::: Dataset excerpts

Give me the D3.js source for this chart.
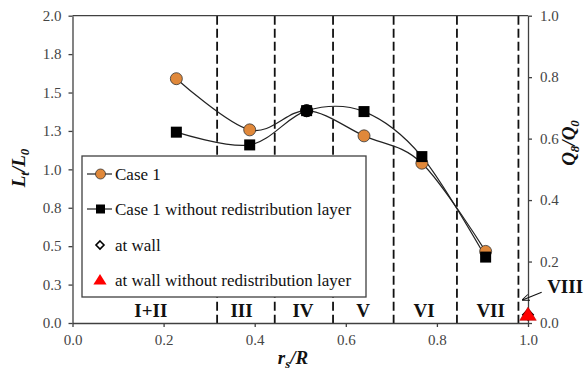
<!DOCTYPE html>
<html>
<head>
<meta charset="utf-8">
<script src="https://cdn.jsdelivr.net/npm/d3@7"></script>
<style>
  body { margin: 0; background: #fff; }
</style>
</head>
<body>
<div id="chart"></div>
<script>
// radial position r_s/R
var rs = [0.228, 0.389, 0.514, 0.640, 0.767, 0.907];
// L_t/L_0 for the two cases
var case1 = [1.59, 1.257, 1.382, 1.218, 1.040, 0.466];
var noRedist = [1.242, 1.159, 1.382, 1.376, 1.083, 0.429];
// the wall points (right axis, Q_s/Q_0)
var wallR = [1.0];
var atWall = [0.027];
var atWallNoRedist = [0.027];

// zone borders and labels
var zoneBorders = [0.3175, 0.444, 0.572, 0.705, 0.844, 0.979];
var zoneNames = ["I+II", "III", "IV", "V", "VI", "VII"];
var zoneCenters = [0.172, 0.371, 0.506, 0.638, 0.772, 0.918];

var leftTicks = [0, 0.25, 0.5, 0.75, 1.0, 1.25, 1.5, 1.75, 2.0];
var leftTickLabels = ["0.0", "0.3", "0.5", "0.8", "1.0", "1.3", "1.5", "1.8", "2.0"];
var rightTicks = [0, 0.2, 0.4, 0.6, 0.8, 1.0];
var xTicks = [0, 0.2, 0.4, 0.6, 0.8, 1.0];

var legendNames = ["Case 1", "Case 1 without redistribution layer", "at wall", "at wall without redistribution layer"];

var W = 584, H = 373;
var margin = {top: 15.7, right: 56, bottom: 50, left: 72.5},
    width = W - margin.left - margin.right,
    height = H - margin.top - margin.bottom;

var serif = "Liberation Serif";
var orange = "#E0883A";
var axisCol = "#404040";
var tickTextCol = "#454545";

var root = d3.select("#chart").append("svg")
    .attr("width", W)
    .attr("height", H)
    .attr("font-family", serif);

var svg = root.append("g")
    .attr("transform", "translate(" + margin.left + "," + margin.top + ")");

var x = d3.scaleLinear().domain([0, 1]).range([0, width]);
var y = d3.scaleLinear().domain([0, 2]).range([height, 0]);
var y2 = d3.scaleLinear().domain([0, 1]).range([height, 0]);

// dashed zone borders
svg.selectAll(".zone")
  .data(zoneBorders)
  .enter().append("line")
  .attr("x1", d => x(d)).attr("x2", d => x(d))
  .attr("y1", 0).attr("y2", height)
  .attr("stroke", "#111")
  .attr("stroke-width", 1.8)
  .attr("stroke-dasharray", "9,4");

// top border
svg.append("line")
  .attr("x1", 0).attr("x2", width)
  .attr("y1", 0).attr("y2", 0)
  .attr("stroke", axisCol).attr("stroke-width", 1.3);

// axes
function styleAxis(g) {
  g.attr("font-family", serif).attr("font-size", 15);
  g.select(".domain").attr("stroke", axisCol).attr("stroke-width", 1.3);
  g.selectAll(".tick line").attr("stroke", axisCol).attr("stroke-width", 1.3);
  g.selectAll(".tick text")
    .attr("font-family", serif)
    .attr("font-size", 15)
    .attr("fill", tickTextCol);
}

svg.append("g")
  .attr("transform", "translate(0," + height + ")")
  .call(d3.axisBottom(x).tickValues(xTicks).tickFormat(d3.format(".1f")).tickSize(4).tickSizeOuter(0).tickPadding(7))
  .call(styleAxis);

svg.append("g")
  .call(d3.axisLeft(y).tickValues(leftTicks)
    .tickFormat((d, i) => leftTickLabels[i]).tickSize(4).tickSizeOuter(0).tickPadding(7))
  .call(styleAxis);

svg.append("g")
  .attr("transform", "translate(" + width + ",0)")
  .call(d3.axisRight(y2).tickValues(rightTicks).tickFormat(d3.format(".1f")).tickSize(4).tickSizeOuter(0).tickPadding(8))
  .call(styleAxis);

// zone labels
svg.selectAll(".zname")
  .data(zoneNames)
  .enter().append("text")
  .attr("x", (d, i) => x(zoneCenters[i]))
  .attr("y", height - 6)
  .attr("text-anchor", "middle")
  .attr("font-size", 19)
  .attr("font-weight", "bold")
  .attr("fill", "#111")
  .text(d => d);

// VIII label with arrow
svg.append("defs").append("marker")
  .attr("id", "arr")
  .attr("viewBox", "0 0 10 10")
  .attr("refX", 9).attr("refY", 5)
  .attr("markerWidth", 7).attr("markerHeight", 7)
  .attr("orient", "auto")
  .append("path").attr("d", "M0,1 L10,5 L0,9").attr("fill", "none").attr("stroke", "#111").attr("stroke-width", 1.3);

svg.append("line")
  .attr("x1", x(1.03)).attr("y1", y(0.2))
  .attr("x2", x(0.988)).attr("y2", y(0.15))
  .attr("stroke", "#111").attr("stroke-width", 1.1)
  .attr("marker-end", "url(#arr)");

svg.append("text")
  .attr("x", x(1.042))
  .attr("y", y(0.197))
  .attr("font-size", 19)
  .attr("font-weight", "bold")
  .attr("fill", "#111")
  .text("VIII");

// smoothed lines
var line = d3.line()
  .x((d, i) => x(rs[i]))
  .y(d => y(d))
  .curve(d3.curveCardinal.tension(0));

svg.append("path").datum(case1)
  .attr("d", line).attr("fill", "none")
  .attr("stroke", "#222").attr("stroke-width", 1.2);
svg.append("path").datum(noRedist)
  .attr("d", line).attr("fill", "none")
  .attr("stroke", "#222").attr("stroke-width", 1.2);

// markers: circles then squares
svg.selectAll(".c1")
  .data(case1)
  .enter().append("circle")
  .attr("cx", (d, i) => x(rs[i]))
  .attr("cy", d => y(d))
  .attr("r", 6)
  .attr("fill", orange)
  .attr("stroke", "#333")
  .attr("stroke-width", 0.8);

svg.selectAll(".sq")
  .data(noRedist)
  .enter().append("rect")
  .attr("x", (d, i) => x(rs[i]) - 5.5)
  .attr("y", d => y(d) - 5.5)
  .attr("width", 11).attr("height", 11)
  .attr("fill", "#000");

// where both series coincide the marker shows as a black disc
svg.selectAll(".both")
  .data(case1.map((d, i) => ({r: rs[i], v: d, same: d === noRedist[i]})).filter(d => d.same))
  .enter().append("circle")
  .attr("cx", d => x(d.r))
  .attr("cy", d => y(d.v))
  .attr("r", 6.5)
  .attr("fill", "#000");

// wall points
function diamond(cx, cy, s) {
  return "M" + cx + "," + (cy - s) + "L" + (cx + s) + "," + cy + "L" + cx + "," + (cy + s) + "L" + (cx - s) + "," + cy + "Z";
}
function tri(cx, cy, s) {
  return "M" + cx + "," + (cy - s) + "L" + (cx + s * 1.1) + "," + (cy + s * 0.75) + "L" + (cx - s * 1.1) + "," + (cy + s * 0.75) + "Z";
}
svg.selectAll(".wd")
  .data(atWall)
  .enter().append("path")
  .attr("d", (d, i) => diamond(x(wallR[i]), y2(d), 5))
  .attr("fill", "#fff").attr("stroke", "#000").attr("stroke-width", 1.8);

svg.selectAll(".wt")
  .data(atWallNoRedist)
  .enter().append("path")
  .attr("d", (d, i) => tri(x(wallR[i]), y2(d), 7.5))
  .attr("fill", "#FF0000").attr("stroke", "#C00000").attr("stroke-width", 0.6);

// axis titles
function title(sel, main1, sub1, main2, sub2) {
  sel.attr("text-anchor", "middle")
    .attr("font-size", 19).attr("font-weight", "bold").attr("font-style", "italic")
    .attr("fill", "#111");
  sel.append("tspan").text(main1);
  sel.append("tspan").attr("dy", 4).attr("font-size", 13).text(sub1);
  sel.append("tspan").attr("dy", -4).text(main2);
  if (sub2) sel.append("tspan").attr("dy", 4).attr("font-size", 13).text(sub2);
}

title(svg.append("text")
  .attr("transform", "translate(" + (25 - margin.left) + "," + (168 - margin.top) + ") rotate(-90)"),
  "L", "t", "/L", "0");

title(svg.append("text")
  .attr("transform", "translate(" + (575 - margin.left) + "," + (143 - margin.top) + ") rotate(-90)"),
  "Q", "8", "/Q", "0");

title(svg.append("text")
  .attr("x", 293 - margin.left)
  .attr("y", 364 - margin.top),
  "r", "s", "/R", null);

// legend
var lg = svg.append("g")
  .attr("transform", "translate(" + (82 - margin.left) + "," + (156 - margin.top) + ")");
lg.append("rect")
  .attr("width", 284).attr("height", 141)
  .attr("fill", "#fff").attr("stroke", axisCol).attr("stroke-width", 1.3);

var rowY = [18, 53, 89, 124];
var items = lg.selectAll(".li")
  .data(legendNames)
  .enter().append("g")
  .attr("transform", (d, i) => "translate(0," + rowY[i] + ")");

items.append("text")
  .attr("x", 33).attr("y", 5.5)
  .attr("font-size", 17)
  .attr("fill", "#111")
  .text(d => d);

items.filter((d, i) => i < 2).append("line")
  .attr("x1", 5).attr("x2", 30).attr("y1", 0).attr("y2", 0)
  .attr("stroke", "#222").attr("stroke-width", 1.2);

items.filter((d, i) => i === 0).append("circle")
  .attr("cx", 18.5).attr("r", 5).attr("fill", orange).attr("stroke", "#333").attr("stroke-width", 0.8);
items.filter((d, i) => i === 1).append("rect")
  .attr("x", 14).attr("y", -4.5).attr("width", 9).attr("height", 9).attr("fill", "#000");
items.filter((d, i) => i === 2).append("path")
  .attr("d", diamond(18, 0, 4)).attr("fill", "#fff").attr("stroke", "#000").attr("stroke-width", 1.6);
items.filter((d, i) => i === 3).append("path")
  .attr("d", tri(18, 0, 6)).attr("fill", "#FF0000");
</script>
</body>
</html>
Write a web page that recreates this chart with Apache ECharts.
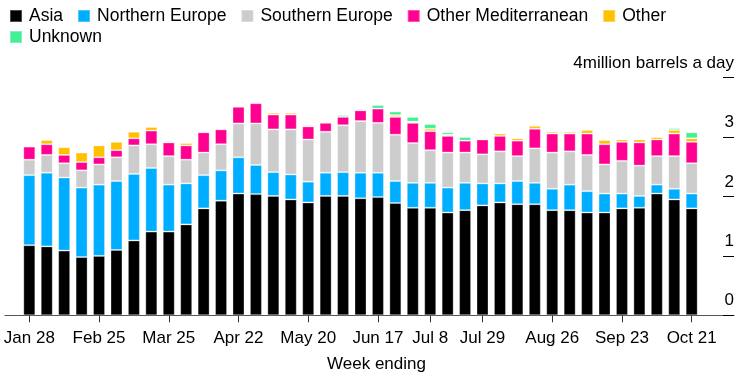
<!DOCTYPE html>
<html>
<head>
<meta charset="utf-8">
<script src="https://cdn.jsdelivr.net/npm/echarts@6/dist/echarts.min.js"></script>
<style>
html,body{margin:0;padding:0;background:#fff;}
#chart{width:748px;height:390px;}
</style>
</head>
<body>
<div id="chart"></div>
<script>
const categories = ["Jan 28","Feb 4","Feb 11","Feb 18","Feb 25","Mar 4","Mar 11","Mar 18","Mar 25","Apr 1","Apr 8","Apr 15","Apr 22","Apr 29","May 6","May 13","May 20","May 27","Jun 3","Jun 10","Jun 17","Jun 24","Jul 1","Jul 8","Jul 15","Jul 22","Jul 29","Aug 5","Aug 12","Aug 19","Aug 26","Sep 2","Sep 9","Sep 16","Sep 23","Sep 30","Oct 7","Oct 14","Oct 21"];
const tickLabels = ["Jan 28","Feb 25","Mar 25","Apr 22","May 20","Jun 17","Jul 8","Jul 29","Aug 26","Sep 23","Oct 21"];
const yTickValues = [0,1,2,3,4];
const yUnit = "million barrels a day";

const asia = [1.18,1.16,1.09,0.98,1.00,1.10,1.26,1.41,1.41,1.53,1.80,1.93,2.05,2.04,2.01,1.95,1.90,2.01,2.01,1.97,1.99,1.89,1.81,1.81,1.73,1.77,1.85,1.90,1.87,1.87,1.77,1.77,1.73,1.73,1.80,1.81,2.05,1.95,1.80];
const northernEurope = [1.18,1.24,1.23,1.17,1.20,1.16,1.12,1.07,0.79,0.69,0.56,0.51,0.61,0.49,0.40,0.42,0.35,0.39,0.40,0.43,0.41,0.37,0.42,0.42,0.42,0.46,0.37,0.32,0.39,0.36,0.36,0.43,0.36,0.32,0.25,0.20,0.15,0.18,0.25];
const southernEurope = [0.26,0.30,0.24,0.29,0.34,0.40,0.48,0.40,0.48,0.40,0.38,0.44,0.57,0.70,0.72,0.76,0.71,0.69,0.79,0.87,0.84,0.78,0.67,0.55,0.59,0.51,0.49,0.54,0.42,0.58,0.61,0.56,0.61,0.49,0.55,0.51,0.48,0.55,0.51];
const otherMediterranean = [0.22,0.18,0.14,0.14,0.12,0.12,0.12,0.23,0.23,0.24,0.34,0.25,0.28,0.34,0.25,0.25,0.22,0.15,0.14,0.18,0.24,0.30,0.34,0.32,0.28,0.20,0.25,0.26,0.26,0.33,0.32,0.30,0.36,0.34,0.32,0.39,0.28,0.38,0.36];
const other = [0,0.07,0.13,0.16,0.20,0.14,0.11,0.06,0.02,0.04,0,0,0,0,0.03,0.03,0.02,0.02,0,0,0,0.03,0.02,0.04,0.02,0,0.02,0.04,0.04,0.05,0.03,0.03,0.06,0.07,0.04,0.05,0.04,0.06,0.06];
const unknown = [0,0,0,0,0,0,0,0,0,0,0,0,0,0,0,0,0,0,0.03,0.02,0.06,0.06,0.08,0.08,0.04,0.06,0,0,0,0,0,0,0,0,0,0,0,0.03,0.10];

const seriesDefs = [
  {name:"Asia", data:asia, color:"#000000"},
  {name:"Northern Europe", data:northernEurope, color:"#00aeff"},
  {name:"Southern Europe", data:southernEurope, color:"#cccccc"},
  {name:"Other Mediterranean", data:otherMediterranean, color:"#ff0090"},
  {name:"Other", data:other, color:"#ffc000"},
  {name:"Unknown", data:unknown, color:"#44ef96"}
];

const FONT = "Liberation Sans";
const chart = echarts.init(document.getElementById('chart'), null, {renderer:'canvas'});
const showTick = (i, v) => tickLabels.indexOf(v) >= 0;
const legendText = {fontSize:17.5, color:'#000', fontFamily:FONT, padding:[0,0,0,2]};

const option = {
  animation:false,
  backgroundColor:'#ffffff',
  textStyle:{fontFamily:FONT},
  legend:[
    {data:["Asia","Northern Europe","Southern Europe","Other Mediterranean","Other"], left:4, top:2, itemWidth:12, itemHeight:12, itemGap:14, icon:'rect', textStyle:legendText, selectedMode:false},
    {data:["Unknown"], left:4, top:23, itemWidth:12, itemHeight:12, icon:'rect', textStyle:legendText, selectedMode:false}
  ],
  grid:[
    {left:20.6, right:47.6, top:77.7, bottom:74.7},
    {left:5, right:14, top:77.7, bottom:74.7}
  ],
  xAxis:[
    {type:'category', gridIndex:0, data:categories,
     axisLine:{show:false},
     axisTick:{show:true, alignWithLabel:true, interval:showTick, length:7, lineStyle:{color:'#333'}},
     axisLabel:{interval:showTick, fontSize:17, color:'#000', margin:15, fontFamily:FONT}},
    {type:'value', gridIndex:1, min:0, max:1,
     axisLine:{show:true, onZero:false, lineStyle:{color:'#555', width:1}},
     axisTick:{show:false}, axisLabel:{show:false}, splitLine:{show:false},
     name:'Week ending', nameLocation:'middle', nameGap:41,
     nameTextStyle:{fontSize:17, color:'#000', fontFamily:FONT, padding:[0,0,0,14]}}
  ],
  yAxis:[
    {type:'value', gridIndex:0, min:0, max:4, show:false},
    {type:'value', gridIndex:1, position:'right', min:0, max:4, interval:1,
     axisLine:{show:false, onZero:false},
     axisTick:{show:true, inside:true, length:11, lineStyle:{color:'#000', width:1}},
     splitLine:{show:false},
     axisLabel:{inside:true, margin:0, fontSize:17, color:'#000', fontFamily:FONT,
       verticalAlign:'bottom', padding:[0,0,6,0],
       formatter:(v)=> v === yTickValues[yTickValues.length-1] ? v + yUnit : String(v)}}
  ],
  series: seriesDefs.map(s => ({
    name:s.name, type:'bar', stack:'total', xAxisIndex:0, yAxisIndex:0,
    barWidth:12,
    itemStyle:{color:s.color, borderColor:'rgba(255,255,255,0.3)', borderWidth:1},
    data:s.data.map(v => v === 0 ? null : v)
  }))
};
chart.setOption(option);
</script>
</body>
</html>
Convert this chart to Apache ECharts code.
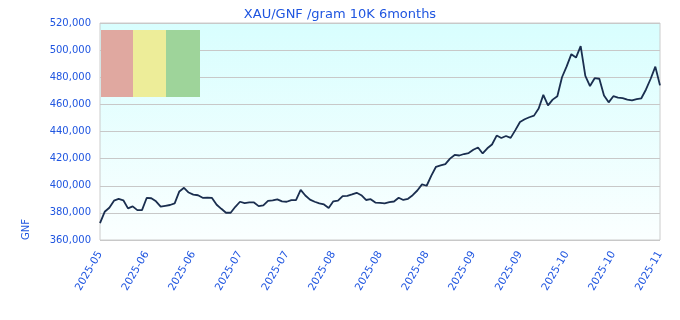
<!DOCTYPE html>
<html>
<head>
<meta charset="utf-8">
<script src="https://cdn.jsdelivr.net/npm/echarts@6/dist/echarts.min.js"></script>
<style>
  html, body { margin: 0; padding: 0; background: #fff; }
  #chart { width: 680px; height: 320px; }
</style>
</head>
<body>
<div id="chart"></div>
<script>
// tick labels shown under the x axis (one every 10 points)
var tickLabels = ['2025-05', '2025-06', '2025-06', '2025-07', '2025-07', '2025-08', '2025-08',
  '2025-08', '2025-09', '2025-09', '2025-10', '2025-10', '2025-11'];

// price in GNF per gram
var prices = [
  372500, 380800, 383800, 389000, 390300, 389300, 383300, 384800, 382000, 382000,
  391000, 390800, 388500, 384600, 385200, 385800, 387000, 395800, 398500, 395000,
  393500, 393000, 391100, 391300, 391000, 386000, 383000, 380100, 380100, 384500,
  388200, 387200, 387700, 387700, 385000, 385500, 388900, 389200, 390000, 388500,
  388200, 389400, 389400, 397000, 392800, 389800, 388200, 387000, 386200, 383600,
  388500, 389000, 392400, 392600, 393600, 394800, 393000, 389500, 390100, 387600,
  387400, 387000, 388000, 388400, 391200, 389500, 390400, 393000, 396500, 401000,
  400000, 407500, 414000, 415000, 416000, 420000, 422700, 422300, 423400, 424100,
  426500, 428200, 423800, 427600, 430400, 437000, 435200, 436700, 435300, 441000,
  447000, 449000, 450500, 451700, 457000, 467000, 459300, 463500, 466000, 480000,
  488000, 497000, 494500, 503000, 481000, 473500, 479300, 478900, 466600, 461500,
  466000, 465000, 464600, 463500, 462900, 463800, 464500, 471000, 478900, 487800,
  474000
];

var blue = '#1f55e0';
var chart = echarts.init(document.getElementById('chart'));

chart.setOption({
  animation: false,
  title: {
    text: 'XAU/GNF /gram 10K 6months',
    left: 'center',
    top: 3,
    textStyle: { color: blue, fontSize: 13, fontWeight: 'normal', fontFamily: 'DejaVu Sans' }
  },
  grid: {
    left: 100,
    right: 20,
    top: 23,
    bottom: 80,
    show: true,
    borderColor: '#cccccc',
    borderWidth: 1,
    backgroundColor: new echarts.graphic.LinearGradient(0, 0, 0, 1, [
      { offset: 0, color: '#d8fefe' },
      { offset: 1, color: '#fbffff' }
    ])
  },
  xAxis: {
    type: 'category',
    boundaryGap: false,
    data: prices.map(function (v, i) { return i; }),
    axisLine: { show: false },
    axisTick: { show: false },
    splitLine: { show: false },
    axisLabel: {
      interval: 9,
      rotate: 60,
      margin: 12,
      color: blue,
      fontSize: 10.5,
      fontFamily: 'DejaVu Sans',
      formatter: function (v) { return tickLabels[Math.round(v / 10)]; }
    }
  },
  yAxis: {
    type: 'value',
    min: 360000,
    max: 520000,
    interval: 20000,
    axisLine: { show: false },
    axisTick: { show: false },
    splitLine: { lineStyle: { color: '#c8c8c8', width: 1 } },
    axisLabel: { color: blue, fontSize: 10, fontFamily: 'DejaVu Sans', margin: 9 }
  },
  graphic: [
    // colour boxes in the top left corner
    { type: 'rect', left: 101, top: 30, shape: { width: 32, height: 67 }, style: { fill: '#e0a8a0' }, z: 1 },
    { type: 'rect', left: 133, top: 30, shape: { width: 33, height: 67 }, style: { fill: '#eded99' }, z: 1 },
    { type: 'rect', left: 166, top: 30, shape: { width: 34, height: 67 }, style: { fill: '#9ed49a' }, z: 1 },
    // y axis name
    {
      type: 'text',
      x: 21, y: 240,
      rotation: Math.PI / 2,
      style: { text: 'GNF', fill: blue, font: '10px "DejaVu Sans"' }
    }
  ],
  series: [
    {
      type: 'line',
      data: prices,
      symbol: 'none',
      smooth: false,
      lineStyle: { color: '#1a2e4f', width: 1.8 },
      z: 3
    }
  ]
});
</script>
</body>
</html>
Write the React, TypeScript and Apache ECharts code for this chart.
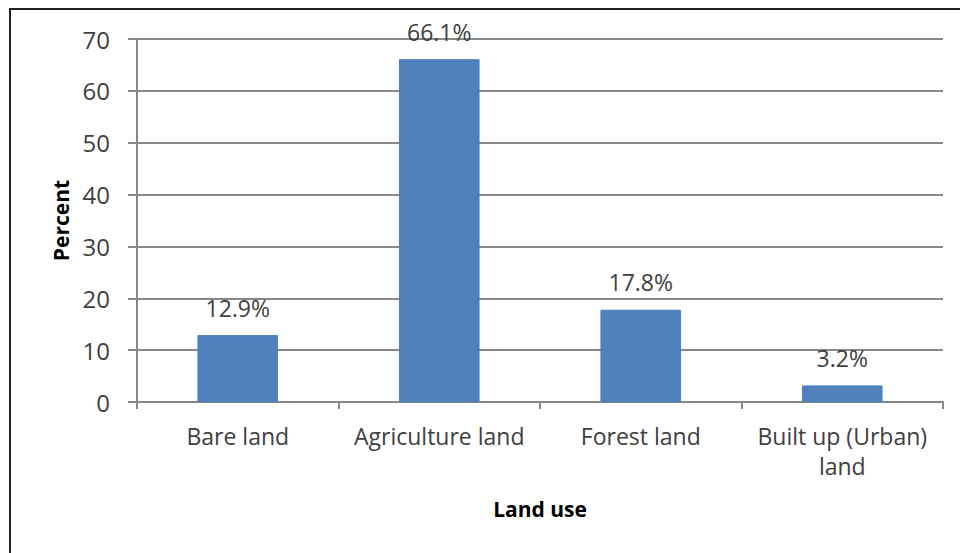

::::::

Stated exercise: Pull out all lines from the listing that contain the string "Write".

Response for this exercise:
Write a web page that recreates this chart with Apache ECharts.
Write the React, TypeScript and Apache ECharts code for this chart.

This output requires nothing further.